I second the beer, but I seem to drink that anyways.

astroid in drag makes everything easier.

but if he can't make it out there.. i find that the best way for me to not be nervous (and man do i get nervous sometimes).. is to every time i start thinking negatively or worrying about it, just remind myself that there's no reason for it.. i really believe that doing that is the best most permanent way of solving this problem.. you just have to keep being like.. "wait... i don't give a crap what people think! i like making music!" and that kind of stuff.
My first electro gig was disastrous. I was way nervous and for some reason got an insane amount of gas. I didn't have enough proper length cables, and so my guitar unplugged when I went to sweep the wah. I didn't get it plugged till the guitar part of the tune was over.

That said, it was still a great experience. And a few people (whose opinions I really value) really loved it.

2nd show: I had a coke & rum about 40 minutes before. Felt much better, although I still dicked the guitar part. One of my pedals was turned all the way down....no light to see....could barely hear it.....
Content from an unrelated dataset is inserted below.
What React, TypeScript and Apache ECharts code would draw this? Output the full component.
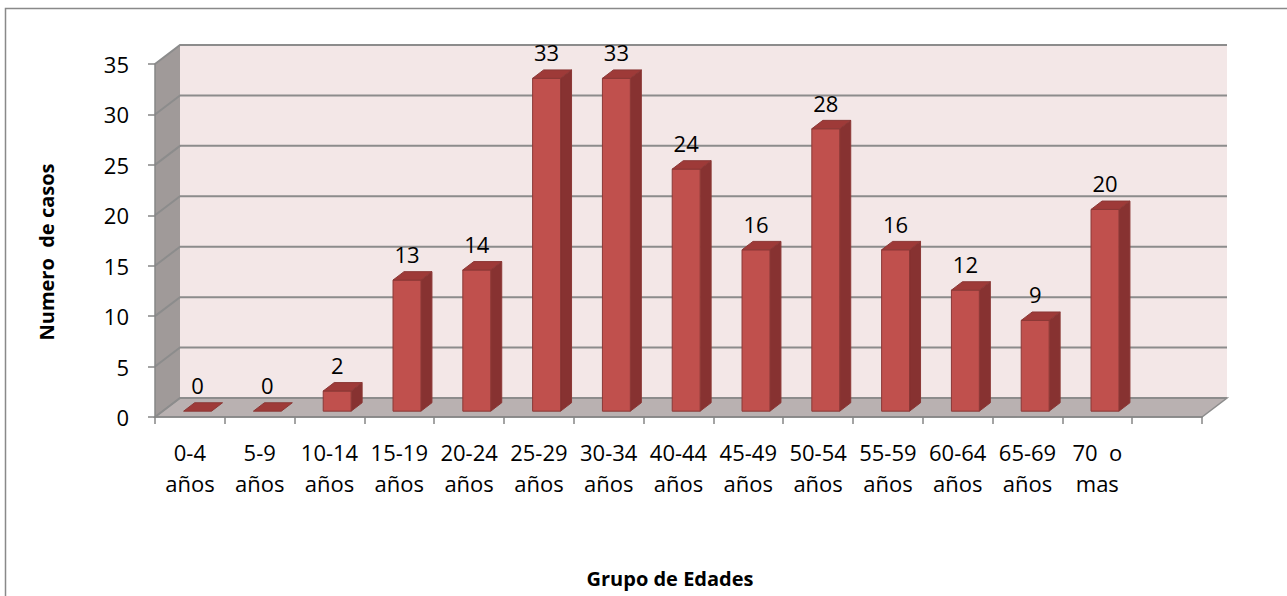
import React, { useEffect, useRef } from "react";
import * as echarts from "echarts";

const categories = [
  "0-4\naños", "5-9\naños", "10-14\naños", "15-19\naños", "20-24\naños",
  "25-29\naños", "30-34\naños", "40-44\naños", "45-49\naños", "50-54\naños",
  "55-59\naños", "60-64\naños", "65-69\naños", "70  o\nmas",
];
const cases = [0, 0, 2, 13, 14, 33, 33, 24, 16, 28, 16, 12, 9, 20];
const yMin = 0;
const yMax = 35;
const yStep = 5;
const xTitle = "Grupo de Edades";
const yTitle = "Numero  de casos";

const FONT = "'Open Sans', 'Liberation Sans', sans-serif";
const DX = 25;
const DY = 19;

export default function App() {
  const ref = useRef<HTMLDivElement>(null);
  useEffect(() => {
    if (!ref.current) return;
    const chart = echarts.init(ref.current, null, { renderer: "svg" });
    const axisData = [...categories, ""];

    const bgRender = (_params: any, api: any) => {
      const n = axisData.length;
      const bw = api.size([1, 0])[0];
      const left = api.coord([0, yMin])[0] - bw / 2;
      const right = api.coord([n - 1, yMin])[0] + bw / 2;
      const y0 = api.coord([0, yMin])[1];
      const yT = api.coord([0, yMax])[1];
      const children: any[] = [];
      children.push({
        type: "rect",
        shape: { x: left + DX, y: yT - DY, width: right - left, height: y0 - yT },
        style: { fill: "#f3e7e7" },
      });
      children.push({
        type: "polygon",
        shape: { points: [[left, yT], [left + DX, yT - DY], [left + DX, y0 - DY], [left, y0]] },
        style: { fill: "#a09a99" },
      });
      children.push({
        type: "polygon",
        shape: { points: [[left, y0], [left + DX, y0 - DY], [right + DX, y0 - DY], [right, y0]] },
        style: { fill: "#b9b1b1", stroke: "#8c8c8c", lineWidth: 1.5 },
      });
      for (let v = yMin; v <= yMax; v += yStep) {
        const y = api.coord([0, v])[1];
        children.push({
          type: "polyline",
          shape: { points: [[left, y], [left + DX, y - DY], [right + DX, y - DY]] },
          style: { stroke: "#8c8c8c", lineWidth: 2, fill: "none" },
        });
      }
      return { type: "group", children };
    };

    const barRender = (_params: any, api: any) => {
      const idx = api.value(0);
      const val = api.value(1);
      const bw = api.size([1, 0])[0];
      const [cx, cy0] = api.coord([idx, 0]);
      const cyv = api.coord([idx, val])[1];
      const off = bw * 0.11;
      const offY = -off * 0.76;
      const fw = bw * 0.4;
      const dx1 = 11;
      const dy1 = -8.4;
      const fl = cx + off - fw / 2;
      const fr = fl + fw;
      const yTop = cyv + offY;
      const yBot = cy0 + offY;
      const children: any[] = [];
      const stroke = "#8b3836";
      if (val > 0) {
        children.push({
          type: "polygon",
          shape: { points: [[fr, yTop], [fr + dx1, yTop + dy1], [fr + dx1, yBot + dy1], [fr, yBot]] },
          style: { fill: "#873231", stroke, lineWidth: 1 },
        });
        children.push({
          type: "rect",
          shape: { x: fl, y: yTop, width: fw, height: yBot - yTop },
          style: { fill: "#c0504d", stroke, lineWidth: 1 },
        });
      }
      children.push({
        type: "polygon",
        shape: { points: [[fl, yTop], [fl + dx1, yTop + dy1], [fr + dx1, yTop + dy1], [fr, yTop]] },
        style: { fill: "#9e3a38", stroke, lineWidth: 1 },
      });
      children.push({
        type: "text",
        x: cx + off,
        y: yTop - 15,
        style: {
          text: String(val),
          align: "center",
          verticalAlign: "bottom",
          fontSize: 22,
          fontFamily: FONT,
          fill: "#000",
        },
      });
      return { type: "group", children };
    };

    chart.setOption({
      animation: false,
      grid: { left: 155, right: 85, top: 64, bottom: 179, containLabel: false },
      xAxis: {
        type: "category",
        data: axisData,
        boundaryGap: true,
        z: 5,
        axisLine: { show: true, lineStyle: { color: "#868686", width: 1.5 } },
        axisTick: { show: true, length: 7, interval: 0, lineStyle: { color: "#868686", width: 1.5 } },
        axisLabel: {
          interval: 0,
          fontSize: 22,
          fontFamily: FONT,
          color: "#000",
          lineHeight: 31,
          margin: 19,
        },
        splitLine: { show: false },
      },
      yAxis: {
        type: "value",
        min: yMin,
        max: yMax,
        interval: yStep,
        z: 5,
        axisLine: { show: true, lineStyle: { color: "#868686", width: 1.5 } },
        axisTick: { show: true, length: 7, lineStyle: { color: "#868686", width: 1.5 } },
        axisLabel: { fontSize: 22, fontFamily: FONT, color: "#000", margin: 26 },
        splitLine: { show: false },
      },
      graphic: [
        {
          type: "rect",
          silent: true,
          z: -10,
          shape: { x: 5.5, y: 8.5, width: 1400, height: 800 },
          style: { fill: "none", stroke: "#898989", lineWidth: 1.5 },
        },
        {
          type: "text",
          x: 46,
          y: 252,
          rotation: Math.PI / 2,
          style: {
            text: yTitle,
            align: "center",
            verticalAlign: "middle",
            fontSize: 20,
            fontWeight: "bold",
            fontFamily: FONT,
            fill: "#000",
          },
        },
        {
          type: "text",
          x: 670,
          y: 578,
          style: {
            text: xTitle,
            align: "center",
            verticalAlign: "middle",
            fontSize: 20,
            fontWeight: "bold",
            fontFamily: FONT,
            fill: "#000",
          },
        },
      ],
      series: [
        {
          type: "custom",
          silent: true,
          z: 1,
          renderItem: bgRender,
          data: [[0, 0]],
        },
        {
          type: "custom",
          silent: true,
          z: 3,
          renderItem: barRender,
          data: cases.map((v, i) => [i, v]),
        },
      ],
    });
    return () => chart.dispose();
  }, []);
  return (
    <div
      ref={ref}
      style={{ position: "absolute", left: 0, top: 0, width: 1287, height: 596, background: "#fff" }}
    />
  );
}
I'm not sure if it was the alcohol, or the fact that I had done one horrible show and not died, but I felt much better during that 2nd show. I think if you can get with the fact that it might go badly, or you might feel like shit, then you will have killed the giant.

if you are scared here it is exactly what your soul is calling you to do.

just remember that gigs are like airplane landings
any that you can walk away from is a good one, and a little beer beforehand really helps.




ok that last part I just made up

you can't win and you can't lose (@ stfu anyway)

if it sounds smooth - people will be appreciative (but suspect you've been playing mp3's)

if it sounds shit people will respect the fact of just how live you took it (but suspect you've taken too many drugs)

taking too many drugs @ a stfu is definitely a bad idea you end up not giving a fuck what people think or who was listening - & just wanting to find out what your shit sounds like coming out of big speakers! ;)

OK Psychologist mode now -

Question: What is it exactly that you are most frightened of when you play live?

remember to say hello ;)

or go total negative. get up there and say something awful like "hey you fucking pussy wuss wankers, i'll bet you wanna hear something good but you CAN'T because you're fucking stupid and don't deserve it. so dance to this shitty music you fucking idiots. i don't care." people need to hate someone.